Luc Mureau emphasised that benchmarking does more than measure results. It provides internal credibility, informs strategic priorities and helps sustainability teams speak the language of boards, partners and regulators. In other words, it moves sustainability from aspiration to action.

Why Collective Insight Matters More Than Ever

The panel discussion reinforced how rapidly expectations around sustainability are intensifying. Major touring artists now require venues to demonstrate environmental standards before confirming shows. Sponsors increasingly assess sustainability performance when negotiating partnerships. Cities and federations are tightening regulations, and fans expect stadiums to model responsible behaviour.

Participants described the cohort as a pragmatic antidote to these pressures. By comparing battery storage models, reusable cup systems, mobility data and energy strategies, clubs identified clear priorities for investment and avoided costly trial-and-error cycles.

The power of collaboration lies not only in shared ideas, but in shared direction.

Croke Park: A Case Study in Large-Scale Behaviour Change

Colin O’Brien closed the session with a practical example of how sustainability can be embedded into the matchday experience.
 Croke Park’s “Sustainability Day” — run annually or biannually — transforms a single match into a platform for awareness, behaviour change and community engagement.

The initiative spans:

  • multi-stream waste systems and volunteer support;
  • green travel campaigns and expanded bike parking;
  • energy dashboards and athlete-led messages;
  • water conservation measures and reuse prompts;
  • plant-based and low-impact food choices;
  • incentives, competitions and local school involvement.

With more than 1.5 million visitors each year, Croke Park recognises that its influence extends far beyond its gates. Sustainability Day demonstrates how stadiums can inspire fans, partners, community groups and staff to participate in change — even when perfect measurement is challenging.

The programme’s biggest learning? Behaviour shifts only succeed when they are convenient, visible and repeated. One-off campaigns fade quickly; integrated experiences endure.

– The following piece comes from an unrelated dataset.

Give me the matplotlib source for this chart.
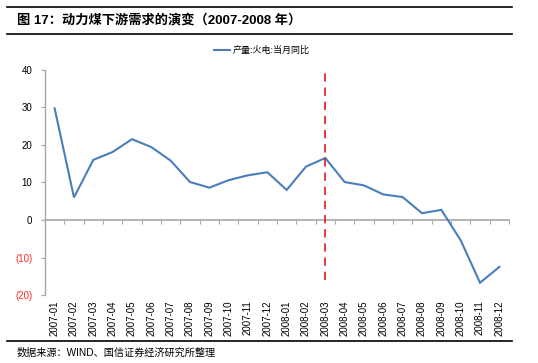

Looking Ahead: Towards a European Sustainability Day

The final discussion explored the potential of coordinating these efforts across multiple venues. A European Sustainability Day could unify messaging, strengthen impact and provide measurable results on waste, travel, energy and community engagement across borders.

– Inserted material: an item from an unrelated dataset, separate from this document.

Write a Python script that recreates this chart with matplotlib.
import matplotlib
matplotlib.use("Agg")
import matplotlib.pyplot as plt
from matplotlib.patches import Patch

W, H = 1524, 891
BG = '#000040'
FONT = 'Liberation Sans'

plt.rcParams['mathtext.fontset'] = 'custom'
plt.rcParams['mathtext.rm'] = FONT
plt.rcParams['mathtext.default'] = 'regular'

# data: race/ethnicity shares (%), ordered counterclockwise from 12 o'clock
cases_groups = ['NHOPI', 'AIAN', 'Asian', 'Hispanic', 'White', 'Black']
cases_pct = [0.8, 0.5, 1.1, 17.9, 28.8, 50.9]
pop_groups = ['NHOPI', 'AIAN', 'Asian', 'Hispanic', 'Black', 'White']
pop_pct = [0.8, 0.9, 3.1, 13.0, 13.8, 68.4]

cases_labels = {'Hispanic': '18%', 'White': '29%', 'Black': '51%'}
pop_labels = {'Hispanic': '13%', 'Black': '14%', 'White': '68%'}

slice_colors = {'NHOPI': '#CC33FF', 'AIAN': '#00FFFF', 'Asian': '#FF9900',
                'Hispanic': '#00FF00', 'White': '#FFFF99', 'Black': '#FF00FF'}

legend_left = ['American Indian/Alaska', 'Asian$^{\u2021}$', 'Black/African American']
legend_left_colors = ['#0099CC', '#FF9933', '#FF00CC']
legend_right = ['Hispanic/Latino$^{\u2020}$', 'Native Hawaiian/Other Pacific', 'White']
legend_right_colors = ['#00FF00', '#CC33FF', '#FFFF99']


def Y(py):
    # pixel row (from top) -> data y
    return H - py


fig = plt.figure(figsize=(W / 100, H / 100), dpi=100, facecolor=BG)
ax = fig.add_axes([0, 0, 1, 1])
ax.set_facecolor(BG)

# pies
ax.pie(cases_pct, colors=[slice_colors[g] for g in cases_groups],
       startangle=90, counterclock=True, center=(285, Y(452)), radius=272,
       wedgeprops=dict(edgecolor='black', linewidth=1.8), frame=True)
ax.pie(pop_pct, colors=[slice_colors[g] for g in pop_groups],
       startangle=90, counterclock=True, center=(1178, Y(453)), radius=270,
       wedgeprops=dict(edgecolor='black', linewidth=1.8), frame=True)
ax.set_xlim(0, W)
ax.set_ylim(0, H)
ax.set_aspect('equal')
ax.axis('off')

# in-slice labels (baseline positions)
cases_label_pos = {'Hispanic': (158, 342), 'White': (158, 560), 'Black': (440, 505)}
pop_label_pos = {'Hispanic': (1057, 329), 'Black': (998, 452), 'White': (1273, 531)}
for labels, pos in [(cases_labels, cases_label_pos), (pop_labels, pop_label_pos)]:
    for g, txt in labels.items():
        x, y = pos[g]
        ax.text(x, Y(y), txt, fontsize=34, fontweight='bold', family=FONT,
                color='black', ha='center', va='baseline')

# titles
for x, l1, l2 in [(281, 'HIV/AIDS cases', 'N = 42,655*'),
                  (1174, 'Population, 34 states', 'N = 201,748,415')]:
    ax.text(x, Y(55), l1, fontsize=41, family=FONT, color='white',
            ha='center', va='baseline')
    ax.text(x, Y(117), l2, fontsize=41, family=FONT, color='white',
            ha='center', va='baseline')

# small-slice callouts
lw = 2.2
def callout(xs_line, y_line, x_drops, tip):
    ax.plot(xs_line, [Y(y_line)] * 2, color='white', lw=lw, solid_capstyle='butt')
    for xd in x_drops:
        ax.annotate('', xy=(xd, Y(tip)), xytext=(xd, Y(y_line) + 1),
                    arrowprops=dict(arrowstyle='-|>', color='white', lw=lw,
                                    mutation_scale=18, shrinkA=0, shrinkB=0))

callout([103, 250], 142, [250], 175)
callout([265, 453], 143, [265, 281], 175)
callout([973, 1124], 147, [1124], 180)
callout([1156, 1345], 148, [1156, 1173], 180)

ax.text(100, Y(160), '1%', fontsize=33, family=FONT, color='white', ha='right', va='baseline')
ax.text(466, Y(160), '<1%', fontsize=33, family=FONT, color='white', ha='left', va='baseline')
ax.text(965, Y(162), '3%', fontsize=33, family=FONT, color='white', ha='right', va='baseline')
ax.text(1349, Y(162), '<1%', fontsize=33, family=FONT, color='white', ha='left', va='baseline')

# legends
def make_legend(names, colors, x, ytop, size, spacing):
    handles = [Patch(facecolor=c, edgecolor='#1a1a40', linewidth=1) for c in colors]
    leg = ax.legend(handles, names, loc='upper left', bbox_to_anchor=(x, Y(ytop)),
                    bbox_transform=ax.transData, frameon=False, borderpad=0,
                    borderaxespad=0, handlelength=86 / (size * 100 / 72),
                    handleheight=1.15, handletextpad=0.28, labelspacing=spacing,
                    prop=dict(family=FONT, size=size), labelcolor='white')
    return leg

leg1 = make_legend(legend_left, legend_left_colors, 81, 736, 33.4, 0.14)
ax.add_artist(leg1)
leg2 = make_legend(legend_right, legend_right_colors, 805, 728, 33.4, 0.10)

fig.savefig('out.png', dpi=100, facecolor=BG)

Shared KPIs, comparable event data and a consolidated impact report would amplify the industry’s voice — not only among fans, but in policy and commercial conversations as well.

The idea resonated strongly with the audience. Sustainability has reached a moment where collaboration is no longer beneficial — it is necessary.

Conclusion

The ESSMA Sustainability Cohort is still in its early phases, but its first-year results reveal a promising model for European stadiums: benchmark together, learn together, improve together. By aligning measurement, sharing operational insights and embedding sustainability into the fan journey, venues can accelerate progress while strengthening their commercial and regulatory position.

More importantly, the session underscored that sustainability is not an environmental project — it is a long-term business strategy. And when stadiums act collectively, their influence extends far beyond football.

Five Key Takeaways

  • A shared benchmarking tool enables consistent comparison and accelerates decision-making.
  • Major event organisers now expect strong sustainability performance — collaboration is becoming a competitive advantage.
  • Behaviour change succeeds only when it is convenient, visible and integrated into the matchday journey.
  • Case studies like Croke Park show how sustainability can engage millions of visitors.
  • A European Sustainability Day could unite stadiums behind shared KPIs and amplify impact across the industry.